Repeat, exactly and only, the lines from the beginning of the data through the line with "(0,0) rectangle (711,-818);". Pictures are left out.
################
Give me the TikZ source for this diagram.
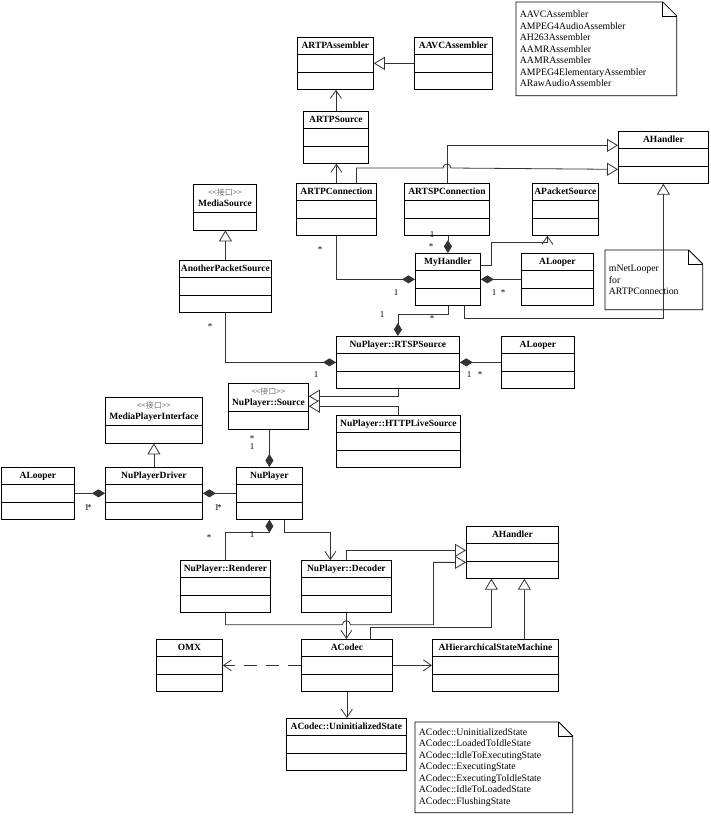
\documentclass[tikz,border=0pt]{standalone}
\usepackage{fontspec}
\setmainfont{Liberation Serif}
\newfontfamily\cjk{Noto Sans CJK SC}
\usetikzlibrary{arrows.meta,shapes.multipart}

% empty compartments of a class box
\newcommand{\ecomp}{\nodepart{second}\strut\nodepart{third}\strut}
% interface box: stereotype line, name, one compartment
\newcommand{\iface}[1]{{\cjk\mdseries\fontsize{8}{9}\selectfont\color{black!55}<\kern0pt<接口>\kern0pt>}\\#1\strut\nodepart{second}\strut}

\begin{document}
\begin{tikzpicture}[x=1pt,y=1pt,line width=0.8pt,
 cls/.style={draw,fill=white,rectangle split,rectangle split parts=3,anchor=north west,
  inner xsep=1pt,inner ysep=2.75pt,align=center,
  font=\fontsize{9.5}{11}\selectfont\bfseries,execute at begin node=\strut},
 icls/.style={cls,rectangle split parts=2},
 note/.style={anchor=north west,align=left,inner xsep=3.5pt,inner ysep=0pt,
  font=\fontsize{9.8}{11.5}\selectfont},
 mult/.style={font=\fontsize{9}{10}\selectfont,inner sep=0pt},
 inh/.style={draw=black!80,-{Triangle[open,length=11pt,width=13pt,fill=white]}},
 assoc/.style={draw=black!80,-{Straight Barb[length=8pt,width=11pt]}},
 comp/.style={draw=black!80,{Diamond[length=13pt,width=8pt]}-}]
\useasboundingbox (0,0) rectangle (711,-818);

% classes
\node[cls,text width=74pt] (artpasm) at (297,-37) {ARTPAssembler\ecomp};
\node[cls,text width=76pt] (aavcasm) at (414,-37) {AAVCAssembler\ecomp};
\node[cls,text width=63pt] (artpsrc) at (303,-111) {ARTPSource\ecomp};
\node[cls,text width=88pt] (ahandlerA) at (618,-131) {AHandler\ecomp};
\node[cls,text width=78pt] (artpconn) at (296,-183) {ARTPConnection\ecomp};
\node[cls,text width=83pt] (artspconn) at (404,-183) {ARTSPConnection\ecomp};
\node[cls,text width=64pt] (apktsrc) at (532,-183) {APacketSource\ecomp};
\node[icls,text width=61pt] (mediasrc) at (193,-184) {\iface{MediaSource}};
\node[cls,text width=90pt] (anotherps) at (179,-260) {AnotherPacketSource\ecomp};
\node[cls,text width=63pt] (myhandler) at (415,-253) {MyHandler\ecomp};
\node[cls,text width=70pt] (alooperA) at (521,-253) {ALooper\ecomp};
\node[cls,text width=121pt] (rtspsrc) at (336,-336) {NuPlayer::RTSPSource\ecomp};
\node[cls,text width=71pt] (alooperB) at (501,-336) {ALooper\ecomp};
\node[icls,text width=78pt] (nusource) at (228,-383) {\iface{NuPlayer::Source}};
\node[cls,text width=122pt] (httplive) at (336,-415) {NuPlayer::HTTPLiveSource\ecomp};
\node[icls,text width=95pt] (mpi) at (105,-397) {\iface{MediaPlayerInterface}};
\node[cls,text width=71pt] (alooperC) at (1,-467) {ALooper\ecomp};
\node[cls,text width=95pt] (nudriver) at (105,-467) {NuPlayerDriver\ecomp};
\node[cls,text width=64pt] (nuplayer) at (236,-467) {NuPlayer\ecomp};
\node[cls,text width=88pt] (renderer) at (180,-560) {NuPlayer::Renderer\ecomp};
\node[cls,text width=88pt] (decoder) at (301,-560) {NuPlayer::Decoder\ecomp};
\node[cls,text width=90pt] (ahandlerB) at (466,-526) {AHandler\ecomp};
\node[cls,text width=64pt] (omx) at (156,-639) {OMX\ecomp};
\node[cls,text width=89pt] (acodec) at (301,-639) {ACodec\ecomp};
\node[cls,text width=124pt] (ahsm) at (432,-639) {AHierarchicalStateMachine\ecomp};
\node[cls,text width=118pt] (uninit) at (286,-718) {ACodec::UninitializedState\ecomp};

% notes
\node[note,text width=153pt,minimum height=93pt] (noteA) at (516,-2) {AAVCAssembler\\AMPEG4AudioAssembler\\AH263Assembler\\AAMRAssembler\\AAMRAssembler\\AMPEG4ElementaryAssembler\\ARawAudioAssembler};
\node[note,text width=90pt,minimum height=59pt] (noteB) at (605,-250) {mNetLooper\\for\\ARTPConnection};
\node[note,text width=150pt,minimum height=90pt] (noteC) at (415,-722) {ACodec::UninitializedState\\ACodec::LoadedToIdleState\\ACodec::IdleToExecutingState\\ACodec::ExecutingState\\ACodec::ExecutingToIdleState\\ACodec::IdleToLoadedState\\ACodec::FlushingState};
\foreach \n in {noteA,noteB,noteC}{
 \draw (\n.north west) -- ([xshift=-14pt]\n.north east) -- ([yshift=-14pt]\n.north east) -- (\n.south east) -- (\n.south west) -- cycle;
 \draw ([xshift=-14pt]\n.north east) |- ([yshift=-14pt]\n.north east);
}

% line crossings
\coordinate (hopA) at ([yshift=15pt]artspconn.north);
\coordinate (hopB) at ([yshift=-12pt]decoder.south);

% generalisation
\draw[inh] (aavcasm.west) -- (artpasm.east);
\draw[inh] (anotherps.north) -- (anotherps.north |- mediasrc.south);
\draw[inh] (artspconn.north) |- ([yshift=12pt]ahandlerA.west);
\draw[inh] ([xshift=20pt]artpconn.north) |- ([xshift=-4pt]hopA) arc[start angle=180,end angle=0,radius=4pt] -- ([yshift=-12pt]ahandlerA.west);
\draw[inh] ([xshift=16pt]myhandler.south) -- ++(0,-13pt) -| (ahandlerA.south);
\draw[inh] (rtspsrc.south) |- ([yshift=10pt]nusource.east);
\draw[inh] (httplive.north) |- (nusource.east);
\draw[inh] (nudriver.north) -- (nudriver.north |- mpi.south);
\draw[inh] (decoder.north) |- ([yshift=2pt]ahandlerB.west);
\draw[inh] (renderer.south) |- ([xshift=-4pt]hopB) arc[start angle=180,end angle=0,radius=4pt] -- ([xshift=87pt]hopB) |- ([yshift=-10pt]ahandlerB.west);
\draw[inh] ([xshift=23pt]acodec.north) -- ++(0,12pt) -| ([xshift=-21pt]ahandlerB.south);
\draw[inh] ([xshift=29pt]ahsm.north) -- ([xshift=12pt]ahandlerB.south);

% association
\draw[assoc] (artpsrc.north) -- (artpsrc.north |- artpasm.south);
\draw[assoc] (artpconn.north) -- (artpconn.north |- artpsrc.south);
\draw[assoc] ([yshift=13.5pt]myhandler.east) -- ++(11pt,0) -- ++(0,23pt) -| ([xshift=-18pt]apktsrc.south);
\draw[assoc] ([xshift=15pt]nuplayer.south) -- ++(0,-13pt) -| ([xshift=-16pt]decoder.north);
\draw[assoc] (decoder.south) -- (decoder.south |- acodec.north);
\draw[assoc] (acodec.east) -- (ahsm.west);
\draw[assoc] (acodec.south) -- (acodec.south |- uninit.north);
\draw[assoc,dash pattern=on 13pt off 9pt] (acodec.west) -- (omx.east);

% composition
\draw[comp] (myhandler.west) -| (artpconn.south);
\draw[comp] (myhandler.north) -- (myhandler.north |- artspconn.south);
\draw[comp] (myhandler.east) -- (alooperA.west);
\draw[comp] (rtspsrc.north) -- ++(0,22pt) -| (myhandler.south);
\draw[comp] (rtspsrc.west) -| (anotherps.south);
\draw[comp] (rtspsrc.east) -- (alooperB.west);
\draw[comp] (nuplayer.north) -- (nuplayer.north |- nusource.south);
\draw[comp] (nudriver.west) -- (alooperC.east);
\draw[comp] (nudriver.east) -- (nuplayer.west);
\draw[comp] (nuplayer.south) -- ++(0,-13pt) -| (renderer.north);

% multiplicities
\foreach \x/\y/\t [count=\i] in {320/-250/*, 396/-293/1, 432/-235/1, 431/-247/*,
  494/-293/1, 503/-293/*, 382/-315/1, 432/-319/*, 210/-327/*, 316/-375/1,
  469/-375/1, 480/-375/*, 252/-439/*, 252/-447/1, 88/-508/1\kern-2pt*,
  218/-508/1\kern-2pt*, 209/-538/*, 252/-535/1}
  \node[mult] (m\i) at (\x,\y) {\t};
\end{tikzpicture}
\end{document}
################
Problem solution:
Give me the TikZ source for this diagram.
\documentclass[tikz,border=0pt]{standalone}
\usepackage{fontspec}
\setmainfont{Liberation Serif}
\newfontfamily\cjk{Noto Sans CJK SC}
\usetikzlibrary{arrows.meta,shapes.multipart}

% empty compartments of a class box
\newcommand{\ecomp}{\nodepart{second}\strut\nodepart{third}\strut}
% interface box: stereotype line, name, one compartment
\newcommand{\iface}[1]{{\cjk\mdseries\fontsize{8}{9}\selectfont\color{black!55}<\kern0pt<接口>\kern0pt>}\\#1\strut\nodepart{second}\strut}

\begin{document}
\begin{tikzpicture}[x=1pt,y=1pt,line width=0.8pt,
 cls/.style={draw,fill=white,rectangle split,rectangle split parts=3,anchor=north west,
  inner xsep=1pt,inner ysep=2.75pt,align=center,
  font=\fontsize{9.5}{11}\selectfont\bfseries,execute at begin node=\strut},
 icls/.style={cls,rectangle split parts=2},
 note/.style={anchor=north west,align=left,inner xsep=3.5pt,inner ysep=0pt,
  font=\fontsize{9.8}{11.5}\selectfont},
 mult/.style={font=\fontsize{9}{10}\selectfont,inner sep=0pt},
 inh/.style={draw=black!80,-{Triangle[open,length=11pt,width=13pt,fill=white]}},
 assoc/.style={draw=black!80,-{Straight Barb[length=8pt,width=11pt]}},
 comp/.style={draw=black!80,{Diamond[length=13pt,width=8pt]}-}]
\useasboundingbox (0,0) rectangle (711,-818);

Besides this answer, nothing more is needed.